Corporate GovernanceTDK Governance Snapshot
Oversight

- TDK has established its own items to be verified regarding independence to ensure the independence of outside
Directors and outside Audit & Supervisory Board Members.
- All outside Directors have a deep understanding of technology and knowledge of global management.
- Outside Audit & Supervisory Board Members comprise professionals from important and diverse fields of expertise, including finance, legal affairs, internal controls, risk management, and others.
Nomination

- TDK established the Nomination Advisory Committee, chaired by an outside Director and comprising a majority of outside Directors.

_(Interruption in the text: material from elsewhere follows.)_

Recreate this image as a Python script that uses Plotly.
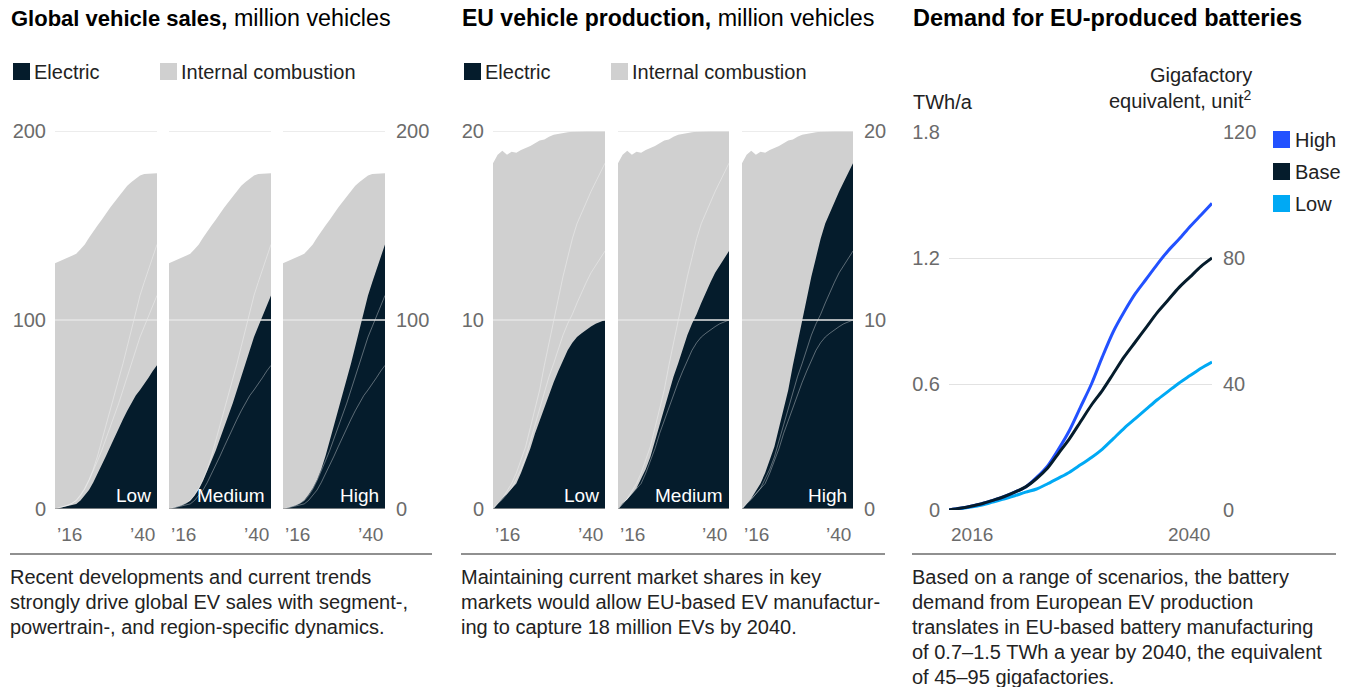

- The committee contributes to ensuring the appropriateness of nominations for TDK's Directors, Audit & Supervisory Board Members, and Corporate Officers, and transparency in the decision-making process.

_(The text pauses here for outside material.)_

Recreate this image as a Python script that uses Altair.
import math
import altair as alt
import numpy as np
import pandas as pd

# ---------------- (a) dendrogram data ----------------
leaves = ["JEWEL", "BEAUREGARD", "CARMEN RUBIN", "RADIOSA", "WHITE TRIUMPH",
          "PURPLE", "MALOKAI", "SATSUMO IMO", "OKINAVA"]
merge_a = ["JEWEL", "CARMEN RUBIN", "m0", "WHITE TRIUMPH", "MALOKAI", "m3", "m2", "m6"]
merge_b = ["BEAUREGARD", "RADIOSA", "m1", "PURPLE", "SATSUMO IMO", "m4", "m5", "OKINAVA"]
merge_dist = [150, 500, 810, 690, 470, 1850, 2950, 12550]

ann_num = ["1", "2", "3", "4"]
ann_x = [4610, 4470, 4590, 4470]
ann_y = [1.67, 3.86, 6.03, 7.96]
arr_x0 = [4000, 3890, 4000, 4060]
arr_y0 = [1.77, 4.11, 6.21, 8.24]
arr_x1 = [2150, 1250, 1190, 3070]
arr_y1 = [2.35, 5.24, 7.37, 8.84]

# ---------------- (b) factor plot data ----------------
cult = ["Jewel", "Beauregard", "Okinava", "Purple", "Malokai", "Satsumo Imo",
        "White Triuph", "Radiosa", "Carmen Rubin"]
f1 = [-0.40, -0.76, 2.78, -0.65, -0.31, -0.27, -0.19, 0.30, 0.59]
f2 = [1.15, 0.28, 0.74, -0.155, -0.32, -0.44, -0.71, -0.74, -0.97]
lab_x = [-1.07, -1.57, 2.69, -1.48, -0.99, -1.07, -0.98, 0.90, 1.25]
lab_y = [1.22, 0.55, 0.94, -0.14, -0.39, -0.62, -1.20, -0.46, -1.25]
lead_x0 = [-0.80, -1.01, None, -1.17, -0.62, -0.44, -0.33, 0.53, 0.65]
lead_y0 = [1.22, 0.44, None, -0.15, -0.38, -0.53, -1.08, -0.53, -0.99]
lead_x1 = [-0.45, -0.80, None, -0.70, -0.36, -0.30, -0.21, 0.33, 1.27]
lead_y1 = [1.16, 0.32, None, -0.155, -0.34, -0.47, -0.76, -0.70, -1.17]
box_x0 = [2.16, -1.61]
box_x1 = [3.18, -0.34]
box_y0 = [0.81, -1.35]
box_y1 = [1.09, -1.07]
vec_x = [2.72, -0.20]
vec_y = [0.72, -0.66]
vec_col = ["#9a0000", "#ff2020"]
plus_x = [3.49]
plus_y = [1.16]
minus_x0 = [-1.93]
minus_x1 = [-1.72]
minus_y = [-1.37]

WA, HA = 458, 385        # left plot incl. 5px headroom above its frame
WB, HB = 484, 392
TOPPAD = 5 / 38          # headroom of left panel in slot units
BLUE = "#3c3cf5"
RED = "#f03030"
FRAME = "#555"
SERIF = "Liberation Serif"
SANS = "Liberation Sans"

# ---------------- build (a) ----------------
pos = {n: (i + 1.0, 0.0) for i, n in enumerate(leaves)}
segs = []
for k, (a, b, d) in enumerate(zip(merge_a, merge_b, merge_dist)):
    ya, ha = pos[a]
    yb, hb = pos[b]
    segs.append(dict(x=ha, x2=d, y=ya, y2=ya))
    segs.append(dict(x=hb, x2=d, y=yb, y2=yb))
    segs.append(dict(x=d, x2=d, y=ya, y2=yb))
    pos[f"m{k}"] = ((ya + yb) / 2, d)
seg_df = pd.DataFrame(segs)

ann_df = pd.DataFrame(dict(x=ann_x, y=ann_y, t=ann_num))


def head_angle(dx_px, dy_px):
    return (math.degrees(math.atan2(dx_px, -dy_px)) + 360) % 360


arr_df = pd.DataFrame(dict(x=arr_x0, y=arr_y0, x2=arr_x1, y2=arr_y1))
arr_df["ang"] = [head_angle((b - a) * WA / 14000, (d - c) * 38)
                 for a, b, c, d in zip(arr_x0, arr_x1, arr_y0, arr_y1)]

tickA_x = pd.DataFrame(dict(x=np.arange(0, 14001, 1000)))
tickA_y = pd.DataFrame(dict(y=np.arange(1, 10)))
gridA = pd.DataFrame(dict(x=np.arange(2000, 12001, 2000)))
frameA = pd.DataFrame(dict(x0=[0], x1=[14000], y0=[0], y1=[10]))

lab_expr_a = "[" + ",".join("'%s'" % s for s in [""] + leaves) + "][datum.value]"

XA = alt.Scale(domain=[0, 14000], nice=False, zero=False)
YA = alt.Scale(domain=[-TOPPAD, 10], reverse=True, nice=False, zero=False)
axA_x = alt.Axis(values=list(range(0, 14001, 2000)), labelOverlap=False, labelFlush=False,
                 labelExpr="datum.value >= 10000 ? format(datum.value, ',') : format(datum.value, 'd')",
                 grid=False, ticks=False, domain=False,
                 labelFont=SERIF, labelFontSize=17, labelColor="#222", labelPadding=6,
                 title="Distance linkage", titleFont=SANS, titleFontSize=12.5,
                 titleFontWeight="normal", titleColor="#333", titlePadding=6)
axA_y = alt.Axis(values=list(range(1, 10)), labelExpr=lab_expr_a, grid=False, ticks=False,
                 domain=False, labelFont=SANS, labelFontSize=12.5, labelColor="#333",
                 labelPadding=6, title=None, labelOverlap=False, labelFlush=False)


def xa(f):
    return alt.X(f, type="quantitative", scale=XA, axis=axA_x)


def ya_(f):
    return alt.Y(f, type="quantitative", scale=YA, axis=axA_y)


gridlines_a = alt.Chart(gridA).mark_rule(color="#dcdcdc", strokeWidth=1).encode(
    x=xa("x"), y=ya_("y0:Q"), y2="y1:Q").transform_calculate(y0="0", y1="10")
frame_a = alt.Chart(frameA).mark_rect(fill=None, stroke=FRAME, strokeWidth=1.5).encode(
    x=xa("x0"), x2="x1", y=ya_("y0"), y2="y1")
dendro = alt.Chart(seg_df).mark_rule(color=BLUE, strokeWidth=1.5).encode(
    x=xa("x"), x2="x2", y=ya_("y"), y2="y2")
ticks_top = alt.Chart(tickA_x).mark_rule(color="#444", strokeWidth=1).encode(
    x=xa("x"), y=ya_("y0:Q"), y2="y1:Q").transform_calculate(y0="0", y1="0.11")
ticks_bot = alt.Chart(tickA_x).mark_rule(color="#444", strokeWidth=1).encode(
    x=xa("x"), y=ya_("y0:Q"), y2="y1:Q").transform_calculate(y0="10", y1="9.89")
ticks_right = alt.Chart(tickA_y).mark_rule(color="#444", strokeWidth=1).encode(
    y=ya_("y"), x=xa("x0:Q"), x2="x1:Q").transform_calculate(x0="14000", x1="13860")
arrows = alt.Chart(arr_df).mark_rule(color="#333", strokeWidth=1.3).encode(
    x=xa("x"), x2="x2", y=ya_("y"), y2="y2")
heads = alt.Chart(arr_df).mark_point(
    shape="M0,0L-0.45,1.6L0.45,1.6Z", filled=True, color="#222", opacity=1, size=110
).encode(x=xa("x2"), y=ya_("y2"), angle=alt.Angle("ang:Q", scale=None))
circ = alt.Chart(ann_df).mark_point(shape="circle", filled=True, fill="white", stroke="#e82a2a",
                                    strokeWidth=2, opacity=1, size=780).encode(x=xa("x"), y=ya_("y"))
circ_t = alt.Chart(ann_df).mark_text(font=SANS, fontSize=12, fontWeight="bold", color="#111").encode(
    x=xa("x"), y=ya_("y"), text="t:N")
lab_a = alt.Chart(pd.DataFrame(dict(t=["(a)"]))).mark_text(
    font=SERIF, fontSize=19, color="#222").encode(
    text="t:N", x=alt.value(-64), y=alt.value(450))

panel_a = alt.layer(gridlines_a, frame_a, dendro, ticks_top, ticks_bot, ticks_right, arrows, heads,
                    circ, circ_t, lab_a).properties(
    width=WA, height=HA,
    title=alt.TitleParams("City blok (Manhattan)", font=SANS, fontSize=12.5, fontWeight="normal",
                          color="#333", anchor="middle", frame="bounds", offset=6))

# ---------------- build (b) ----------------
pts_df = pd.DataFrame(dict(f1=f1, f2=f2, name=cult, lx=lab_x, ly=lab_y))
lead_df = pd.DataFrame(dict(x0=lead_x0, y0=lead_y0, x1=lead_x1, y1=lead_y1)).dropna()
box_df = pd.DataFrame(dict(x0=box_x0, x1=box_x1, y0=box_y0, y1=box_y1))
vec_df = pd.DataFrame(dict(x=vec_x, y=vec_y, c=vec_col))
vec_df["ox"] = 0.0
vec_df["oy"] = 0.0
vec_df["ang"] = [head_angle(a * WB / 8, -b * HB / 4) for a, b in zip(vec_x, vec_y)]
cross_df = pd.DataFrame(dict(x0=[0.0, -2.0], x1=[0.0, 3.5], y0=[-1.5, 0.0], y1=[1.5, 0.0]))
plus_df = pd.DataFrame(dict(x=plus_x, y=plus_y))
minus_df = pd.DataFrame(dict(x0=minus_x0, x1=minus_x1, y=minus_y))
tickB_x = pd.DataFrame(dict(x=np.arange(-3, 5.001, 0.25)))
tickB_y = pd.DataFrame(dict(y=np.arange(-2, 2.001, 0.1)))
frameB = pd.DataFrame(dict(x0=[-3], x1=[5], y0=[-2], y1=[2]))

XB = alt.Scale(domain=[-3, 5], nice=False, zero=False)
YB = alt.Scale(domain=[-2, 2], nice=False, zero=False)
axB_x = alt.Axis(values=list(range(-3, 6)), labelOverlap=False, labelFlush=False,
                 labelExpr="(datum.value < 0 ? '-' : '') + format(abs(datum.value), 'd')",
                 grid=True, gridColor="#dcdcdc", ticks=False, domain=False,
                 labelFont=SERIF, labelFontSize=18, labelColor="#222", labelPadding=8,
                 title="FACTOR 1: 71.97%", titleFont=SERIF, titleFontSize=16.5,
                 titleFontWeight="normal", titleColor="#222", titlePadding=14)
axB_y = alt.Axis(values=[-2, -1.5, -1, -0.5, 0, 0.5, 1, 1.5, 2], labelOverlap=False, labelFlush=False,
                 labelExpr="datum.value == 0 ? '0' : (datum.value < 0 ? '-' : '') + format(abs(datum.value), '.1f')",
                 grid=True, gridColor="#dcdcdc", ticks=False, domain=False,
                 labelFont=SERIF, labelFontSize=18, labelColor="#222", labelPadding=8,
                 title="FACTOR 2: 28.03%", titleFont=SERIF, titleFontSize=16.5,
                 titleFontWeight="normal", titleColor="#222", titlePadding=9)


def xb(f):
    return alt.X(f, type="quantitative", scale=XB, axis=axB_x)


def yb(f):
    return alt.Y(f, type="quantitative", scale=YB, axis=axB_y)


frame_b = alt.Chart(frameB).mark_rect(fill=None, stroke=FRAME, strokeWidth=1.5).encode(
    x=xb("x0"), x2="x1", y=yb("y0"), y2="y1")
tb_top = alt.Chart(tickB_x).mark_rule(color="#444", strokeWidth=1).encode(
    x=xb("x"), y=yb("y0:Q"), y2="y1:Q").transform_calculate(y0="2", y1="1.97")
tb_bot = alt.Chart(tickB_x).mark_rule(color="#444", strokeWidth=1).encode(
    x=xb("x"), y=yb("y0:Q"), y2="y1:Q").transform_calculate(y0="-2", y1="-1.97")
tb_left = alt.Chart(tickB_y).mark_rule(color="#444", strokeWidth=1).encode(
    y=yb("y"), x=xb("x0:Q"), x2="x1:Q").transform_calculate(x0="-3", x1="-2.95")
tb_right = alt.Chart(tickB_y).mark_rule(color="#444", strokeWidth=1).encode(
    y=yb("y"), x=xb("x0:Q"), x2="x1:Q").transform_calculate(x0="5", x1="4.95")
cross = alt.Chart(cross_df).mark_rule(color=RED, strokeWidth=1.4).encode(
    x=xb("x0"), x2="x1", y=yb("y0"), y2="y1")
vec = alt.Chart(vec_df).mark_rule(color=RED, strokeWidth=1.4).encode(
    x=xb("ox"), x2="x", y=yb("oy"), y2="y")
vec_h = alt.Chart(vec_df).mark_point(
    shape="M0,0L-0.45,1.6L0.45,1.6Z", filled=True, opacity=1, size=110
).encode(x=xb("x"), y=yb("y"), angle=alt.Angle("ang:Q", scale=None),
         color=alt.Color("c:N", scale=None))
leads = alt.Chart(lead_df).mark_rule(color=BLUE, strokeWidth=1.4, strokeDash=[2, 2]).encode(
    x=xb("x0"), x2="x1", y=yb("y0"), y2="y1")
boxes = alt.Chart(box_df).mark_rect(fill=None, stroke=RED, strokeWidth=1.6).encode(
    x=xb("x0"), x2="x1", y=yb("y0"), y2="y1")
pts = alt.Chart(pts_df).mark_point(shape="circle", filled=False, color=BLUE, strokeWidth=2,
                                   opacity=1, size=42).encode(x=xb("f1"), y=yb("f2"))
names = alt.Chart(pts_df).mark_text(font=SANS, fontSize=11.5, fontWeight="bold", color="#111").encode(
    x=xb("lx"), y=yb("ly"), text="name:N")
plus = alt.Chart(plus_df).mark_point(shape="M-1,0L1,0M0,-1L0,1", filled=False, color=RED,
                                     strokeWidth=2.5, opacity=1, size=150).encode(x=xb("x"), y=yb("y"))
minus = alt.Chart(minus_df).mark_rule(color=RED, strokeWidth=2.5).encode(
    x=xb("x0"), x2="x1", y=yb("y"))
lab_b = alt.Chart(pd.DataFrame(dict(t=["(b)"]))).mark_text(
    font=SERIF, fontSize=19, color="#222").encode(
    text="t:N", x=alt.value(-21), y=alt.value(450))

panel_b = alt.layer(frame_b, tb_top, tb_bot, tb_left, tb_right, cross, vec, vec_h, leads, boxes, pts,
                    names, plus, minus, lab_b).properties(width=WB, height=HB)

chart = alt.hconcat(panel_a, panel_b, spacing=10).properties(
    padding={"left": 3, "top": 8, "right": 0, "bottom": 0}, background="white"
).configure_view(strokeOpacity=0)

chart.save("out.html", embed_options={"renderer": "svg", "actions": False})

Remuneration for Directors and Audit & Supervisory Board Members

- Designed to emphasize linkage to short-term and medium- to long-term financial results.

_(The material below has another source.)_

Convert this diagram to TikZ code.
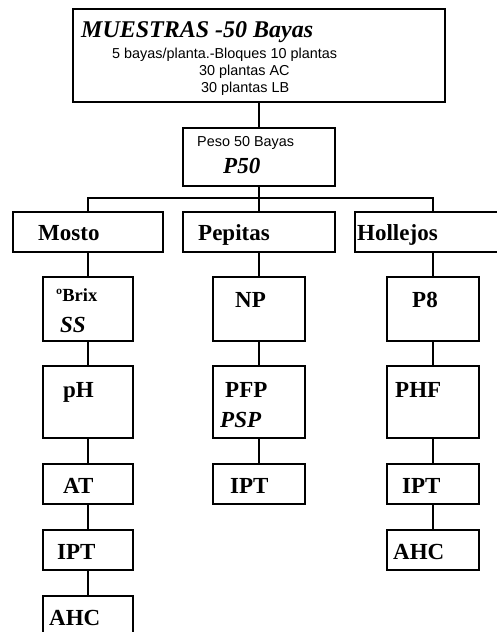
\documentclass[tikz,border=0pt]{standalone}
\usepackage{fontspec}
\setmainfont{Liberation Serif}
\newfontfamily\arialfont{Liberation Sans}

\begin{document}
\begin{tikzpicture}[x=1pt,y=1pt,yscale=-1,xscale=1,
    caja/.style={draw,line width=1.6pt,inner sep=0pt},
    linea/.style={line width=1.6pt},
    grande/.style={anchor=base west,inner sep=0pt,font=\fontsize{23}{27}\selectfont\bfseries},
    cursiva/.style={anchor=base west,inner sep=0pt,font=\fontsize{23}{27}\selectfont\bfseries\itshape},
    chico/.style={anchor=base west,inner sep=0pt,font=\fontsize{14.4}{17}\selectfont\arialfont}]
                \useasboundingbox (0,0) rectangle (497,632);
                \clip (0,0) rectangle (497,632);
                %Shape: Rectangle [muestras]
                \node [caja,minimum width=372,minimum height=93] (muestras) at (259,55.5) {};
                %Shape: Rectangle [peso]
                \node [caja,minimum width=152,minimum height=58] (peso) at (259,157) {};
                %Shape: Rectangle [mosto / pepitas / hollejos]
                \node [caja,minimum width=150,minimum height=40] (mosto) at (88,232) {};
                \node [caja,minimum width=152,minimum height=40] (pepitas) at (259,232) {};
                \node [caja,minimum width=156,minimum height=40] (hollejos) at (433,232) {};
                %Shape: Rectangle [column Mosto]
                \node [caja,minimum width=90,minimum height=64] (brix) at (88,309) {};
                \node [caja,minimum width=90,minimum height=72] (ph) at (88,402) {};
                \node [caja,minimum width=90,minimum height=40] (at) at (88,484) {};
                \node [caja,minimum width=90,minimum height=40] (iptm) at (88,550) {};
                \node [caja,minimum width=90,minimum height=40] (ahcm) at (88,616) {};
                %Shape: Rectangle [column Pepitas]
                \node [caja,minimum width=92,minimum height=64] (np) at (259,309) {};
                \node [caja,minimum width=92,minimum height=72] (pfp) at (259,402) {};
                \node [caja,minimum width=92,minimum height=40] (iptp) at (259,484) {};
                %Shape: Rectangle [column Hollejos]
                \node [caja,minimum width=92,minimum height=64] (p8) at (433,309) {};
                \node [caja,minimum width=92,minimum height=72] (phf) at (433,402) {};
                \node [caja,minimum width=92,minimum height=40] (ipth) at (433,484) {};
                \node [caja,minimum width=92,minimum height=40] (ahch) at (433,550) {};

                %Straight Lines
                \coordinate (reparto) at (259,198);
                \draw [linea] (muestras.south) -- (peso.north);
                \draw [linea] (peso.south) -- (reparto);
                \draw [linea] (reparto) -| (mosto.north);
                \draw [linea] (reparto) -- (pepitas.north);
                \draw [linea] (reparto) -| (hollejos.north);
                \draw [linea] (mosto.south) -- (brix.north);
                \draw [linea] (brix.south) -- (ph.north);
                \draw [linea] (ph.south) -- (at.north);
                \draw [linea] (at.south) -- (iptm.north);
                \draw [linea] (iptm.south) -- (ahcm.north);
                \draw [linea] (pepitas.south) -- (np.north);
                \draw [linea] (np.south) -- (pfp.north);
                \draw [linea] (pfp.south) -- (iptp.north);
                \draw [linea] (hollejos.south) -- (p8.north);
                \draw [linea] (p8.south) -- (phf.north);
                \draw [linea] (phf.south) -- (ipth.north);
                \draw [linea] (ipth.south) -- (ahch.north);

                % Text Node
                \node [cursiva,font=\fontsize{24}{28}\selectfont\bfseries\itshape] (tmuestras) at (81,37) {MUESTRAS -50 Bayas};
                % Text Node
                \node [chico] (tbloques) at (112,58) {5 bayas/planta.-Bloques 10 plantas};
                \node [chico] (tac) at (199,75) {30 plantas AC};
                \node [chico] (tlb) at (201,92) {30 plantas LB};
                % Text Node
                \node [chico] (tpeso) at (197,146) {Peso 50 Bayas};
                \node [cursiva] (tp50) at (223,173) {P50};
                % Text Node
                \node [grande] (tmosto) at (38,240) {Mosto};
                \node [grande] (tpepitas) at (198,240) {Pepitas};
                \node [grande] (thollejos) at (357,240) {Hollejos};
                % Text Node
                \node [grande,font=\fontsize{18.5}{22}\selectfont\bfseries] (tbrix) at (56,301) {ºBrix};
                \node [cursiva] (tss) at (60,332) {SS};
                \node [grande] (tph) at (63,397) {pH};
                \node [grande] (tat) at (63,493) {AT};
                \node [grande] (tiptm) at (57,559) {IPT};
                \node [grande] (tahcm) at (49,625) {AHC};
                % Text Node
                \node [grande] (tnp) at (235,307) {NP};
                \node [grande] (tpfp) at (225,397) {PFP};
                \node [cursiva] (tpsp) at (220,427) {PSP};
                \node [grande] (tiptp) at (230,493) {IPT};
                % Text Node
                \node [grande] (tp8) at (412,307) {P8};
                \node [grande] (tphf) at (395,397) {PHF};
                \node [grande] (tipth) at (402,493) {IPT};
                \node [grande] (tahch) at (393,559) {AHC};
\end{tikzpicture}
\end{document}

- TDK constantly seeks to create competitive compensation programs in order to secure diverse, outstanding human resources.
- TDK seeks to set compensation levels that maintain competitiveness compared with other companies in the same industry and with companies of the same size in other industries.
Execution

- 6 of 18 corporate officers are non-Japanese.
- 72% of overseas Group subsidiaries have a non-Japanese president.